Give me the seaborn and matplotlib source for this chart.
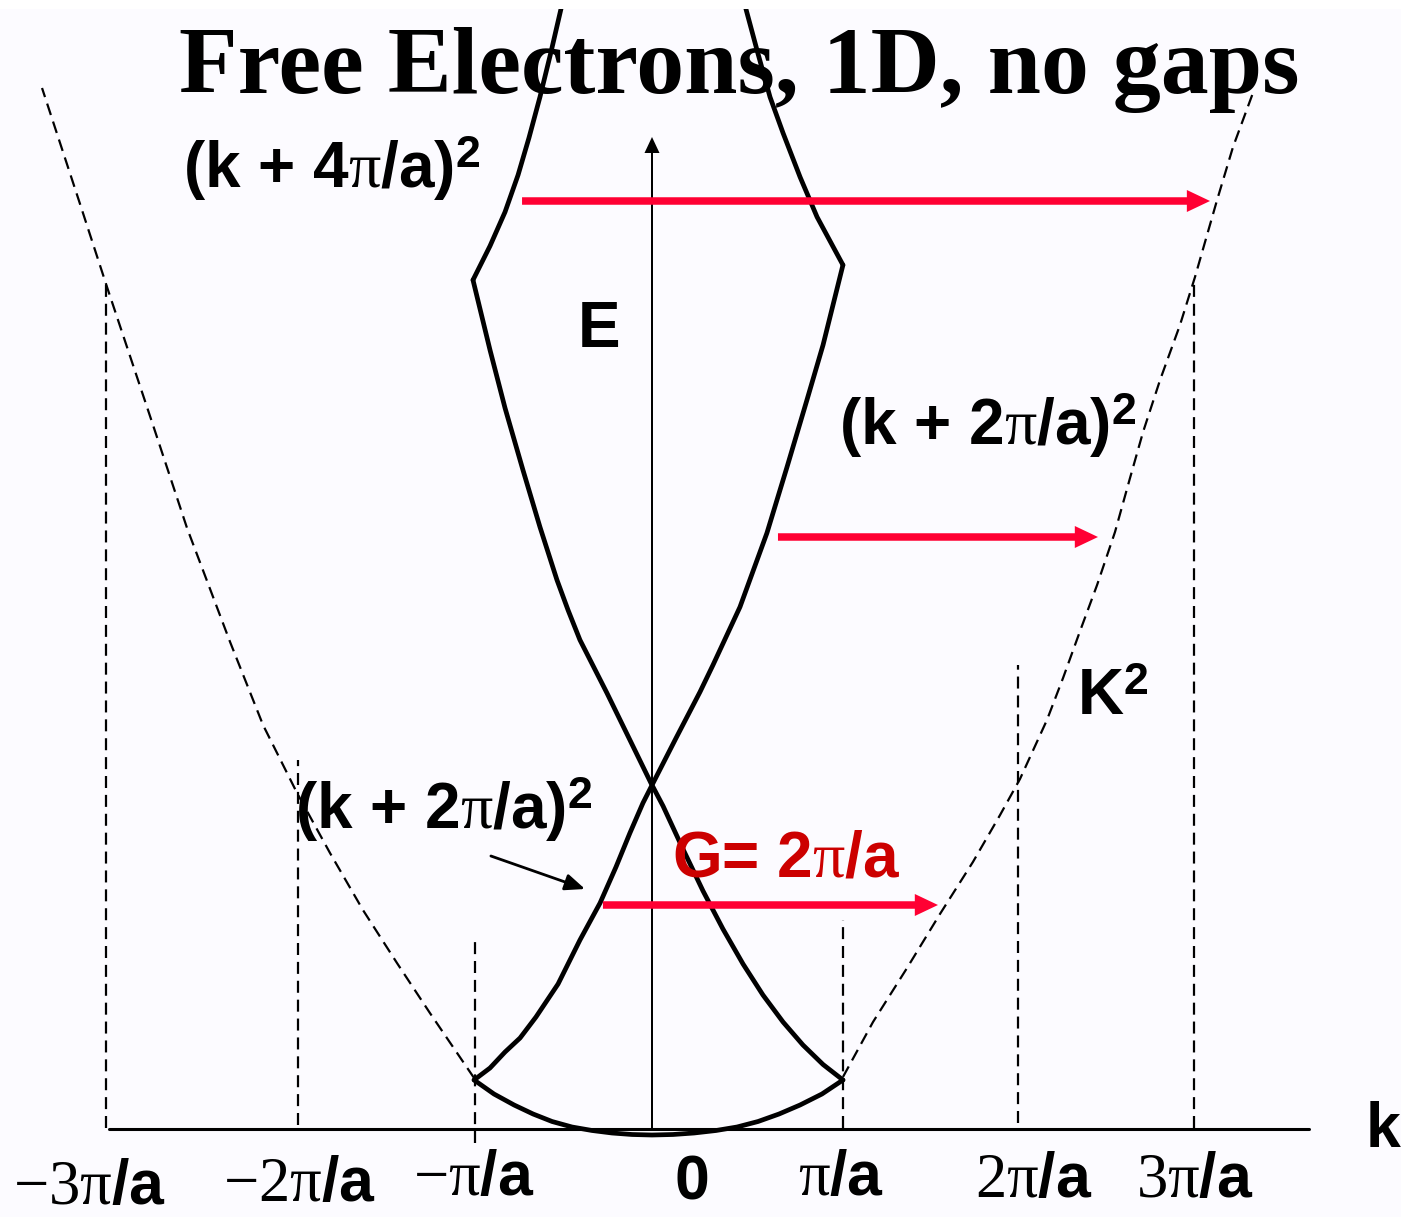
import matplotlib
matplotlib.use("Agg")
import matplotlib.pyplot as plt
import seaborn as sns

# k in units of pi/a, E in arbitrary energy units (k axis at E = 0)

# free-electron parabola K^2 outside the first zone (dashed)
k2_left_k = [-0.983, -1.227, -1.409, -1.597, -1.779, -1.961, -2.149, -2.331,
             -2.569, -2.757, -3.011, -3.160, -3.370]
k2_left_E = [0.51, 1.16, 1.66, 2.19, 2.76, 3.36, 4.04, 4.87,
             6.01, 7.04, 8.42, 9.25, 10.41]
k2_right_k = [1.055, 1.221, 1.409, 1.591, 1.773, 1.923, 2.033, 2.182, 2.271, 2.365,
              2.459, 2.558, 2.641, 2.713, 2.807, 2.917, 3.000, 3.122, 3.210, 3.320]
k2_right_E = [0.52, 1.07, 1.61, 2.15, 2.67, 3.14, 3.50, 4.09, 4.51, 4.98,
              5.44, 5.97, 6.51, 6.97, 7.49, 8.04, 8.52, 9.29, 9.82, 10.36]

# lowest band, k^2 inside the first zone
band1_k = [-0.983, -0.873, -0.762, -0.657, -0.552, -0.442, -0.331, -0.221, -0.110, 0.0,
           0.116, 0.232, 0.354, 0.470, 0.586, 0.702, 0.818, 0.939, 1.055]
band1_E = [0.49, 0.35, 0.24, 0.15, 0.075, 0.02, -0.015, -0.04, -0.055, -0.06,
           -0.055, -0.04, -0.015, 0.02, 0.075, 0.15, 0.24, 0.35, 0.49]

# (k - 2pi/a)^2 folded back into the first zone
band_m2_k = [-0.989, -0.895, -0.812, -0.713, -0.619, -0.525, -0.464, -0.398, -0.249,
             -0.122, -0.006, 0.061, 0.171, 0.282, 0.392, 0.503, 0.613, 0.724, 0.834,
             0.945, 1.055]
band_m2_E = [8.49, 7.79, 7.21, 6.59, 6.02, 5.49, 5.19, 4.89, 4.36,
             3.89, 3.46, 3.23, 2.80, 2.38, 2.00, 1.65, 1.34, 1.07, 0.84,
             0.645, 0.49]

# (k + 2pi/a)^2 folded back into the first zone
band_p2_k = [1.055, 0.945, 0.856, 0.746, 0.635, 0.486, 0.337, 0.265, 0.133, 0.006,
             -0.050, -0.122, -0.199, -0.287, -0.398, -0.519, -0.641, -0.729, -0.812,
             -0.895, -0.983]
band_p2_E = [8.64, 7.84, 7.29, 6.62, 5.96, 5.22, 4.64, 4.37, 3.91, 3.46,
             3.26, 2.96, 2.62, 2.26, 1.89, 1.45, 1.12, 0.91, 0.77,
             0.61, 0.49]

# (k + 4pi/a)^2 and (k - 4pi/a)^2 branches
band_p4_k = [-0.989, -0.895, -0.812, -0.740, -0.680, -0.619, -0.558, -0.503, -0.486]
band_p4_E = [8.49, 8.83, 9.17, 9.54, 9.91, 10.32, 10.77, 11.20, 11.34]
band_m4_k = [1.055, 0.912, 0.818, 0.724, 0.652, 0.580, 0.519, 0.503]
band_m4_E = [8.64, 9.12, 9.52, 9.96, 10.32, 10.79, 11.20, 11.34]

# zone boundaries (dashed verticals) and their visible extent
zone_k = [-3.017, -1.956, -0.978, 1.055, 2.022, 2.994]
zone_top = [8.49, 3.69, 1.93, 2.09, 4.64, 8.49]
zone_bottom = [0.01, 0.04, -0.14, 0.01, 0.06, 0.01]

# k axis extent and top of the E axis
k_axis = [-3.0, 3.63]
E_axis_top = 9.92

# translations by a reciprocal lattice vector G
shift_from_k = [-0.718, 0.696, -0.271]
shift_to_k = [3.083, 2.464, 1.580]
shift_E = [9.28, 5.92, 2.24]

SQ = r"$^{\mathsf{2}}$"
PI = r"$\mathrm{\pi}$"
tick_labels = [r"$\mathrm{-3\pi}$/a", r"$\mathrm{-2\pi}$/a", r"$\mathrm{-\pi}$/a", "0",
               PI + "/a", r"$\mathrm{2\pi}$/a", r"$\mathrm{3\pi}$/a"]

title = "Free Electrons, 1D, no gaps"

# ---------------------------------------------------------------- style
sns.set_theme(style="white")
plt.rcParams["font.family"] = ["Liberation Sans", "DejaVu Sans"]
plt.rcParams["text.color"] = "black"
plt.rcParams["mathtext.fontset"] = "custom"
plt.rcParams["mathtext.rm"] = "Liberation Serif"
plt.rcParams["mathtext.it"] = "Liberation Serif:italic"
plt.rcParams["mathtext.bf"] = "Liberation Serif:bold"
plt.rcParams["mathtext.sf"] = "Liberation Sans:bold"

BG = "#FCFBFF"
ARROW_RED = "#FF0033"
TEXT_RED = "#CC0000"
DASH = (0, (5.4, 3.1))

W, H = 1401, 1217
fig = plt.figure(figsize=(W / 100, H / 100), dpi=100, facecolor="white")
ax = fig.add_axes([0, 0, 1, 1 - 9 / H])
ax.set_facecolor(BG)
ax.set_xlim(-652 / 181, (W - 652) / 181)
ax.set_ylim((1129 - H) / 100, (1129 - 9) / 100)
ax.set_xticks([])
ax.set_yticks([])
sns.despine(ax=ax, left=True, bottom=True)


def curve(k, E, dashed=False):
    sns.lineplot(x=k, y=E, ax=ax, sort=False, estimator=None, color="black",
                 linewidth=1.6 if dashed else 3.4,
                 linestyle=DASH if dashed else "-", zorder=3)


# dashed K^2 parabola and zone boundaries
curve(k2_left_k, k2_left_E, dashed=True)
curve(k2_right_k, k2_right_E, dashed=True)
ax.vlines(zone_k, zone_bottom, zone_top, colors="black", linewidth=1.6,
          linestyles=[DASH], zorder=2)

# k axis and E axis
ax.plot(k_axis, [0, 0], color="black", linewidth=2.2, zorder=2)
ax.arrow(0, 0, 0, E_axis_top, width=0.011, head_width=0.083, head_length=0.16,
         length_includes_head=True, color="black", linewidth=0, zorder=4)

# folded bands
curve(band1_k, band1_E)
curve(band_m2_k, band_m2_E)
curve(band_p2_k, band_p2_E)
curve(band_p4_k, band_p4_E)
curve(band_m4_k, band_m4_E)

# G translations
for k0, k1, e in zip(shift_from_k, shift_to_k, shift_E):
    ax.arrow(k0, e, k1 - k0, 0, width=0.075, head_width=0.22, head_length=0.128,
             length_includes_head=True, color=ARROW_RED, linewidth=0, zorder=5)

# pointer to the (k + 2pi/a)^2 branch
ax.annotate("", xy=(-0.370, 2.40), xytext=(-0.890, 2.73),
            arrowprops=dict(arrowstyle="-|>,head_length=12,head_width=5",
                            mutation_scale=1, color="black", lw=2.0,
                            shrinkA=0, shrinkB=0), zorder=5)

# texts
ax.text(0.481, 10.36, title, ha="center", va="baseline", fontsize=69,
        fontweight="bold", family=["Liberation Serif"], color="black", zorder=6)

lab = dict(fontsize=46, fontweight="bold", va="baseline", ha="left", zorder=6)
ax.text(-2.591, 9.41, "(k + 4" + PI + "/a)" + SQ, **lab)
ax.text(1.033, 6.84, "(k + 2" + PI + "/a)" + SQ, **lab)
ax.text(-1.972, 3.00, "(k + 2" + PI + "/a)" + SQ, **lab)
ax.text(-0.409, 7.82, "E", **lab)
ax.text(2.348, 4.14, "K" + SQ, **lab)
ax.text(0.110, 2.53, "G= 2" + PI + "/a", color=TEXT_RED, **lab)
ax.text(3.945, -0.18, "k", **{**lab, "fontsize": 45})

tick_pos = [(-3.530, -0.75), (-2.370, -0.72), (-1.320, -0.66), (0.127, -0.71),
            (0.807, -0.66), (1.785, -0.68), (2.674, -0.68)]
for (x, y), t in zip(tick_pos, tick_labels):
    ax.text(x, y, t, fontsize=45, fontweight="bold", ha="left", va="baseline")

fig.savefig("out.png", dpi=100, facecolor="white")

================

> _The task_
Restate, line by line and word for word, everything from the top of the material through the line that contains "# k in units". Leave pictures out.

> _Problem solution_
Give me the seaborn and matplotlib source for this chart.
import matplotlib
matplotlib.use("Agg")
import matplotlib.pyplot as plt
import seaborn as sns

# k in units of pi/a, E in arbitrary energy units (k axis at E = 0)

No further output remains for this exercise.